La política argentina parece atravesada por una sensación de dolor constante, semejante al de una muela que no deja de latir. Un alfiler que pincha el nervio: eso es hoy la sucesión de escándalos de corrupción, tanto en figuras ligadas al kirchnerismo como en el actual gobierno libertario.
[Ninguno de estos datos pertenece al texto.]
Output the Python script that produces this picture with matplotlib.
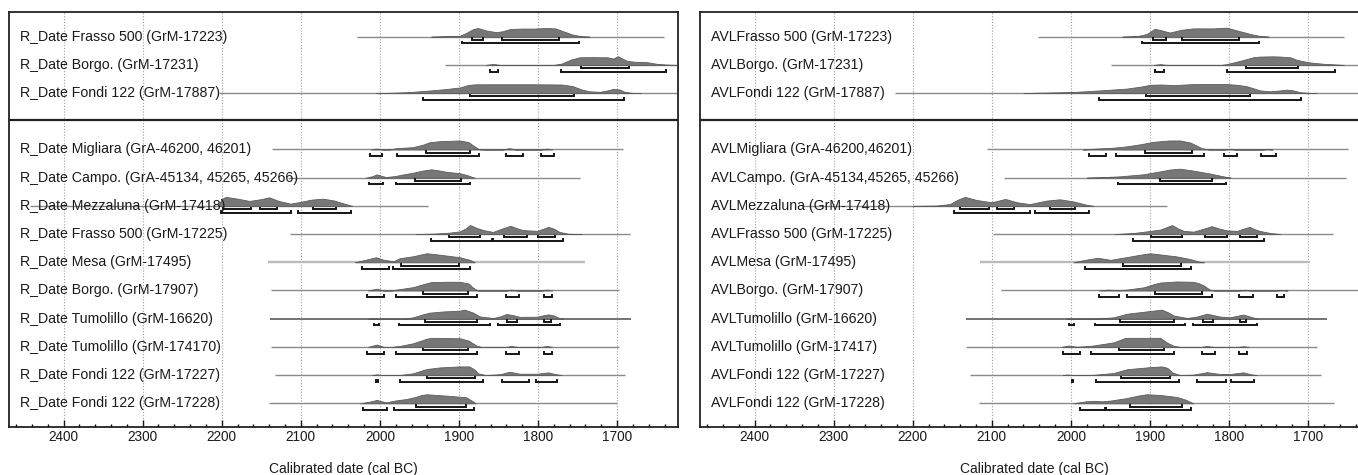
import matplotlib
matplotlib.use("Agg")
import matplotlib.pyplot as plt
from matplotlib.ticker import MultipleLocator, FixedLocator
from matplotlib.transforms import blended_transform_factory

plt.rcParams['font.family'] = ['Liberation Sans', 'DejaVu Sans']

# row slots: 3 rows in the upper box, 10 in the lower box (slot 3 is the gap)
ROW_Y = [0, 1, 2, 4, 5, 6, 7, 8, 9, 10, 11, 12, 13]

LEFT_LABELS = [
    "R_Date Frasso 500 (GrM-17223)", "R_Date Borgo. (GrM-17231)", "R_Date Fondi 122 (GrM-17887)",
    "R_Date Migliara (GrA-46200, 46201)", "R_Date Campo. (GrA-45134, 45265, 45266)",
    "R_Date Mezzaluna (GrM-17418)", "R_Date Frasso 500 (GrM-17225)", "R_Date Mesa (GrM-17495)",
    "R_Date Borgo. (GrM-17907)", "R_Date Tumolillo (GrM-16620)", "R_Date Tumolillo (GrM-174170)",
    "R_Date Fondi 122 (GrM-17227)", "R_Date Fondi 122 (GrM-17228)",
]
RIGHT_LABELS = [
    "AVLFrasso 500 (GrM-17223)", "AVLBorgo. (GrM-17231)", "AVLFondi 122 (GrM-17887)",
    "AVLMigliara (GrA-46200,46201)", "AVLCampo. (GrA-45134,45265, 45266)",
    "AVLMezzaluna (GrM-17418)", "AVLFrasso 500 (GrM-17225)", "AVLMesa (GrM-17495)",
    "AVLBorgo. (GrM-17907)", "AVLTumolillo (GrM-16620)", "AVLTumolillo (GrM-17417)",
    "AVLFondi 122 (GrM-17227)", "AVLFondi 122 (GrM-17228)",
]

# extent of the thin baseline (cal BC, older -> younger)
LEFT_SPAN = [(2029, 1641), (1918, 1620), (2204, 1620), (2137, 1693), (2116, 1747), (2442, 1939),
             (2114, 1684), (2142, 1741), (2138, 1697), (2139, 1683), (2138, 1697), (2133, 1690),
             (2140, 1700)]
RIGHT_SPAN = [(2042, 1655), (1949, 1620), (2222, 1620), (2106, 1649), (2085, 1652), (2340, 1879),
              (2099, 1669), (2115, 1697), (2088, 1620), (2133, 1676), (2133, 1689), (2127, 1684),
              (2116, 1667)]

# probability curves: (year, relative height)
LEFT_DENS = [
    [(1935, 0), (1915, .06), (1899, .1), (1890, .45), (1882, .85), (1876, .96), (1866, .7), (1853, .5),
     (1845, .6), (1835, .85), (1820, .9), (1805, .9), (1790, .96), (1778, .92), (1768, .6), (1757, .25),
     (1745, .05), (1735, 0)],
    [(1866, 0), (1857, .1), (1848, 0), (1780, 0), (1770, .15), (1758, .6), (1747, .85), (1730, .86),
     (1712, .84), (1705, .7), (1699, .96), (1688, .46), (1678, .35), (1662, .3), (1650, .12), (1638, .04),
     (1625, 0)],
    [(2005, 0), (1985, .04), (1965, .1), (1950, .2), (1935, .3), (1916, .45), (1899, .62), (1888, .9),
     (1880, .97), (1850, .98), (1810, .98), (1770, .95), (1756, .77), (1745, .4), (1735, .2), (1722, .14),
     (1712, .3), (1705, .46), (1697, .4), (1690, .12), (1680, .02), (1670, 0)],
    [(2012, 0), (2004, .11), (1996, 0), (1988, 0), (1979, .15), (1958, .26), (1945, .55), (1937, .81),
     (1924, .92), (1899, 1.0), (1888, .82), (1882, .44), (1875, .05), (1870, 0), (1845, 0), (1836, .15),
     (1828, 0), (1796, 0), (1789, .1), (1782, 0)],
    [(2018, 0), (2010, .15), (2004, .37), (1998, .2), (1992, .07), (1981, .18), (1970, .37), (1958, .55),
     (1945, .8), (1935, .93), (1925, .8), (1916, .65), (1899, .5), (1890, .3), (1884, .1), (1880, 0)],
    [(2205, 0), (2200, .75), (2195, 1.0), (2180, .8), (2165, .55), (2150, .75), (2140, .95), (2128, .55),
     (2113, .25), (2100, .45), (2086, .7), (2072, .8), (2058, .6), (2047, .3), (2035, 0)],
    [(1955, 0), (1930, .06), (1912, .16), (1899, .3), (1892, .6), (1886, 1.0), (1878, .7), (1869, .44),
     (1857, .24), (1846, .6), (1835, .92), (1825, .6), (1819, .44), (1801, .36), (1793, .6), (1787, .8),
     (1780, .6), (1773, .24), (1762, .04), (1745, 0)],
    [(2032, 0), (2017, .3), (2005, .56), (1996, .3), (1983, .1), (1975, .45), (1958, .67), (1941, 1.0),
     (1930, .9), (1916, .75), (1899, .56), (1886, .26), (1880, 0)],
    [(2015, 0), (2004, .2), (1995, 0), (1985, 0), (1979, .1), (1958, .37), (1945, .7), (1935, .93),
     (1915, .97), (1899, .96), (1888, .78), (1882, .3), (1876, 0), (1840, 0), (1834, .1), (1826, 0),
     (1795, 0), (1789, .1), (1782, 0)],
    [(2015, 0), (2010, .05), (2003, 0), (1970, 0), (1958, .15), (1945, .5), (1937, .67), (1920, .8),
     (1899, .89), (1893, 1.0), (1882, .67), (1874, .26), (1857, .07), (1848, .25), (1840, .52), (1832, .4),
     (1823, .2), (1801, .22), (1792, .4), (1787, .48), (1780, .35), (1773, .07), (1768, 0)],
    [(2015, 0), (2004, .26), (1995, 0), (1985, 0), (1975, .1), (1958, .4), (1941, .9), (1935, 1.0),
     (1899, .96), (1888, .7), (1878, .15), (1872, 0), (1840, 0), (1834, .1), (1826, 0), (1795, 0),
     (1789, .1), (1782, 0)],
    [(2010, 0), (2004, .08), (1998, 0), (1975, 0), (1958, .2), (1941, .67), (1924, .85), (1899, .96),
     (1887, .96), (1880, .6), (1876, .2), (1866, 0), (1848, .1), (1836, .37), (1823, .15), (1801, .15),
     (1787, .3), (1778, .1), (1770, 0)],
    [(2025, 0), (2012, .2), (2004, .37), (1992, .1), (1981, .3), (1966, .48), (1955, .7), (1947, .93),
     (1941, 1.0), (1916, .85), (1891, .67), (1884, .3), (1879, 0)],
]
RIGHT_DENS = [
    [(1935, 0), (1915, .08), (1904, .3), (1894, .88), (1885, .7), (1875, .46), (1860, .77), (1845, .92),
     (1820, .92), (1803, 1.0), (1786, .6), (1773, .3), (1761, .08), (1750, 0)],
    [(1895, 0), (1887, .08), (1879, 0), (1810, 0), (1803, .08), (1786, .45), (1769, .85), (1761, .92),
     (1745, .95), (1735, .92), (1723, .85), (1714, .55), (1700, .3), (1693, .23), (1680, .12), (1668, .06),
     (1655, 0)],
    [(2060, 0), (2043, .04), (1997, .12), (1963, .3), (1929, .5), (1908, .77), (1900, .92), (1885, .95),
     (1870, .88), (1845, 1.0), (1803, 1.0), (1790, .92), (1778, .77), (1768, .5), (1761, .3), (1748, .2),
     (1735, .3), (1727, .38), (1719, .3), (1710, .1), (1700, .03), (1690, 0)],
    [(1985, 0), (1972, .08), (1946, .2), (1929, .35), (1912, .58), (1896, .85), (1875, 1.0), (1862, 1.0),
     (1849, .77), (1840, .4), (1835, .15), (1825, 0), (1806, 0), (1799, .08), (1792, 0), (1758, 0),
     (1752, .06), (1745, 0)],
    [(1980, 0), (1960, .06), (1938, .15), (1908, .38), (1887, .7), (1875, .9), (1862, 1.0), (1845, .78),
     (1824, .46), (1810, .2), (1803, .08), (1798, 0)],
    [(2200, 0), (2170, .04), (2153, .2), (2144, .65), (2134, 1.0), (2119, .65), (2100, .4), (2083, .77),
     (2068, .4), (2052, .2), (2031, .58), (2014, .73), (1997, .5), (1980, .12), (1971, 0)],
    [(1945, 0), (1921, .12), (1904, .3), (1887, .5), (1878, .8), (1872, 1.0), (1864, .6), (1857, .35),
     (1845, .27), (1832, .6), (1822, .88), (1812, .6), (1803, .42), (1790, .35), (1780, .65), (1774, .8),
     (1768, .55), (1761, .35), (1748, .12), (1735, 0)],
    [(1997, 0), (1980, .3), (1966, .5), (1950, .27), (1929, .58), (1915, .8), (1900, 1.0), (1885, .85),
     (1866, .65), (1849, .35), (1837, .04), (1832, 0)],
    [(1965, 0), (1953, .1), (1940, .03), (1929, .1), (1908, .35), (1895, .7), (1887, .88), (1866, 1.0),
     (1845, .96), (1838, .8), (1832, .55), (1824, .08), (1818, 0), (1788, 0), (1780, .08), (1772, 0),
     (1740, 0), (1733, .06), (1726, 0)],
    [(2006, 0), (2001, .05), (1996, 0), (1975, 0), (1960, .06), (1946, .15), (1929, .55), (1900, .85),
     (1885, 1.0), (1877, .7), (1870, .35), (1853, .08), (1841, .23), (1828, .55), (1811, .23), (1799, .15),
     (1782, .46), (1769, .12), (1762, 0)],
    [(2012, 0), (2003, .15), (1993, .02), (1985, .05), (1972, .15), (1946, .5), (1937, .8), (1931, 1.0),
     (1887, 1.0), (1879, .5), (1870, .12), (1862, 0), (1835, 0), (1828, .1), (1820, 0), (1788, 0),
     (1782, .07), (1775, 0)],
    [(2010, 0), (2005, .06), (1998, 0), (1975, 0), (1946, .23), (1929, .65), (1900, .88), (1885, .96),
     (1878, .8), (1872, .3), (1862, 0), (1845, .05), (1828, .32), (1811, .12), (1799, .12), (1782, .3),
     (1772, .08), (1765, 0)],
    [(1997, 0), (1980, .23), (1971, .27), (1960, .22), (1950, .3), (1929, .58), (1915, .85), (1904, 1.0),
     (1887, .92), (1866, .7), (1855, .4), (1849, .15), (1845, 0)],
]

# 68.2% and 95.4% ranges
LEFT_R68 = [[(1883, 1869), (1846, 1774)], [(1746, 1685)], [(1886, 1755)], [(1942, 1886)], [(1955, 1897)],
            [(2198, 2163), (2152, 2130), (2085, 2056)], [(1912, 1873), (1843, 1814), (1800, 1778)],
            [(1973, 1900)], [(1945, 1888)], [(1943, 1877), (1839, 1827), (1792, 1783)], [(1945, 1888)],
            [(1941, 1880)], [(1954, 1891)]]
LEFT_R95 = [[(1896, 1748)], [(1861, 1850), (1771, 1638)], [(1945, 1691)],
            [(2013, 1997), (1978, 1875), (1841, 1819), (1796, 1780)], [(2014, 1996), (1979, 1886)],
            [(2201, 2113), (2103, 2036)], [(1935, 1858), (1857, 1769)], [(2022, 1989), (1983, 1886)],
            [(2016, 1995), (1980, 1877), (1840, 1824), (1793, 1782)],
            [(2008, 2001), (1976, 1861), (1851, 1772)],
            [(2016, 1995), (1980, 1877), (1840, 1824), (1793, 1782)],
            [(2005, 2003), (1974, 1870), (1846, 1811), (1802, 1776)], [(2021, 1991), (1982, 1881)]]
RIGHT_R68 = [[(1896, 1880), (1859, 1787)], [(1778, 1713)], [(1905, 1773)], [(1906, 1847)], [(1887, 1822)],
             [(2140, 2104), (2094, 2072), (2026, 1995)], [(1899, 1860), (1830, 1802), (1786, 1765)],
             [(1934, 1861)], [(1893, 1834)], [(1938, 1870), (1833, 1820), (1786, 1778)], [(1939, 1882)],
             [(1936, 1875)], [(1925, 1860)]]
RIGHT_R95 = [[(1910, 1762)], [(1894, 1882), (1803, 1666)], [(1964, 1709)],
             [(1977, 1955), (1943, 1832), (1806, 1790), (1759, 1741)], [(1941, 1804)],
             [(2148, 2052), (2046, 1977)], [(1921, 1756)], [(1982, 1848)],
             [(1965, 1939), (1929, 1821), (1788, 1770), (1739, 1730)],
             [(2002, 1996), (1969, 1856), (1845, 1765)],
             [(2010, 1988), (1974, 1870), (1834, 1818), (1787, 1777)],
             [(1999, 1997), (1968, 1863), (1840, 1804), (1797, 1769)], [(1989, 1957), (1956, 1848)]]

XLIM = (2469, 1623)
PEAK = 0.32          # height of a relative 1.0 in row units
OFF68, OFF95, TICK = 0.12, 0.235, 0.06
# baseline style tweaks seen in the original (row index -> (colour, width))
LINE_STYLE = {7: ("#bcbcbc", 1.7), 9: ("#737373", 1.4)}


def panel(ax, labels, spans, dens, r68, r95):
    ax.set_xlim(*XLIM)
    ax.set_ylim(13.83, -0.887)
    tr = blended_transform_factory(ax.transAxes, ax.transData)
    for i, y in enumerate(ROW_Y):
        col, lw = LINE_STYLE.get(i, ("#8a8a8a", 1.0))
        ax.plot(spans[i], [y, y], color=col, lw=lw, zorder=2, solid_capstyle="butt")
        xs = [p[0] for p in dens[i]]
        hs = [y - p[1] * PEAK for p in dens[i]]
        ax.fill_between(xs, y, hs, facecolor="#777777", edgecolor="#5c5c5c", lw=0.6, zorder=3)
        for off, rngs in ((OFF68, r68[i]), (OFF95, r95[i])):
            yb = y + off
            for a, b in rngs:
                ax.plot([a, a, b, b], [yb - TICK, yb, yb, yb - TICK], color="#151515",
                        lw=1.4, zorder=4, solid_joinstyle="miter")
        ax.text(0.0157, y, labels[i], transform=tr, va="center", ha="left",
                fontsize=10.2, color="#1a1a1a", zorder=5)
    ax.axhline(2.95, color="#222222", lw=1.6, zorder=6)
    ax.xaxis.set_major_locator(FixedLocator([2400, 2300, 2200, 2100, 2000, 1900, 1800, 1700]))
    ax.xaxis.set_minor_locator(MultipleLocator(20))
    ax.tick_params(axis="x", which="major", direction="in", length=5, width=1.0, pad=2.5,
                   labelsize=9.8, colors="#1a1a1a")
    ax.tick_params(axis="x", which="minor", direction="in", length=2.5, width=1.0)
    ax.set_yticks([])
    ax.grid(axis="x", which="major", color="#a0a0a0", ls=(0, (1, 1.6)), lw=0.8, zorder=0)
    ax.set_axisbelow(True)
    for s in ax.spines.values():
        s.set_linewidth(1.3)
        s.set_color("#222222")
    ax.set_xlabel("Calibrated date (cal BC)", fontsize=10, labelpad=13, color="#1a1a1a")


fig = plt.figure(figsize=(13.58, 4.75), dpi=100)
axl = fig.add_axes([9 / 1358, 0.1017, 669 / 1358, 0.8737])
axr = fig.add_axes([700 / 1358, 0.1017, 669 / 1358, 0.8737])
panel(axl, LEFT_LABELS, LEFT_SPAN, LEFT_DENS, LEFT_R68, LEFT_R95)
panel(axr, RIGHT_LABELS, RIGHT_SPAN, RIGHT_DENS, RIGHT_R68, RIGHT_R95)
fig.savefig("out.png", dpi=100)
Casos que involucran desde la metamorfosis empresarial de Ariel García Furfaro —de verdulero a dueño de laboratorios medicinales que fabricaban medicamentos contaminados— hasta audios que revelan un engranaje de coimas en el área de Discapacidad bajo la administración de Javier Milei, con nombres que alcanzan a Karina Milei y a Eduardo “Lule” Menem.
La acumulación de estas revelaciones genera una sensación de infección que no se detiene, que no encuentra remedio y que, sobre todo, expone un límite que excede a los nombres propios: lo que cruje no es tanto la representatividad política —que sigue existiendo en tanto los votos se siguen emitiendo— sino la estructura social, económica y política del país.
Corrupción y apatía electoral
Es cierto que los analistas suelen recordar que la corrupción no define elecciones. A lo largo de la historia, distintos gobiernos han sido ratificados en las urnas aún bajo fuertes sospechas de manejos turbios. Sin embargo, estos episodios sí generan un hartazgo acumulativo que termina por corroer la confianza en el sistema. Ese desgaste es el que alimenta proyectos mesiánicos, autocráticos o directamente antipolíticos.
Milei es hijo de esa crisis estructural. Su triunfo presidencial no representó una crisis de representatividad en el sentido clásico, sino un grito de fondo contra el sistema en su conjunto. El odio a la “casta” —una categoría difusa pero potente, que amalgama al político corrupto, al puntero clientelar, al burócrata sindical y al empresario coimero— sintetizó la bronca social contra décadas de promesas incumplidas y degradación institucional. Fue ese rechazo visceral lo que Milei supo capitalizar como combustible de su campaña.
La crítica al sistema y sus contradicciones
Pero esa narrativa de pureza antisistema comenzó pronto a resquebrajarse. Primero, con el escándalo de las criptomonedas, que dejó en evidencia vínculos y manejos poco transparentes. Luego, con la necesidad política de sellar alianzas con sectores tradicionales de la “casta”, a la que había prometido combatir. Y ahora, con los casos de corrupción ligados a fentanilo y a coimas en el área de Discapacidad, que golpean el corazón de un gobierno que se presentaba como adalid de la honestidad brutal.
En poco tiempo, la idea del libertario incorruptible se desvaneció y dejó paso a una imagen más parecida a lo que decía combatir. El resultado es una población cada vez más incrédula: ya no le cree a nadie.
Si alguien quiere buscar explicación al creciente ausentismo electoral, debería buscar por este lado.
El arco político, lejos de interpretar este fenómeno, persiste en hablarse a sí mismo. La política se volvió, en gran medida, “política para los políticos”. Discusiones cerradas, autorreferenciales, incapaces de dar respuestas al malestar social que atraviesa a las mayorías. Mientras los dirigentes se refugian en lógicas de pasillo y en disputas internas, la ciudadanía queda afuera, con la sensación de que sus problemas no encuentran ni siquiera traducción en el lenguaje de quienes dicen representar.
La representación.
Ante esta fractura y la incapacidad de las fuerzas políticas por renovarse, no es descabellado que la población empiece a explorar caminos alternativos por fuera de la política tradicional.
La consecuencia de este proceso no es menor: la degradación social avanza cuando la “ejemplaridad arriba” está signada por lo que vemos. Si lo que se observa en las cúpulas es impunidad, corrupción y cinismo, la reacción “abajo” puede ser la imitación de esas conductas o, en el mejor de los casos, la apatía: no ir a votar, no participar, replegarse. Es la fiebre que delata la enfermedad de fondo.
¿Existe un “remedio”? Pero… ¿Quién puede ofrecerlo cuando todo parece adulterado? Esa es la pregunta central de este tiempo. Tal vez el “remedio” este en una vuelta al démos en forma directa, la idea del surgimiento de nuevos referentes, que ganen su autoridad en su actividad cotidiana en ONG, asociaciones civiles,barrios o facultades. Tal vez sea buscando donde debe residir el verdadero poder.
Lo cierto es que, más allá de los nombres, lo que se discute hoy no es solo quién gobierna, sino cómo se reordena el poder y sobre todo cómo se supera un sistema que está hecho añicos. La legitimidad es una fuerte base a tener en cuenta en un sistema que no soporta más parches.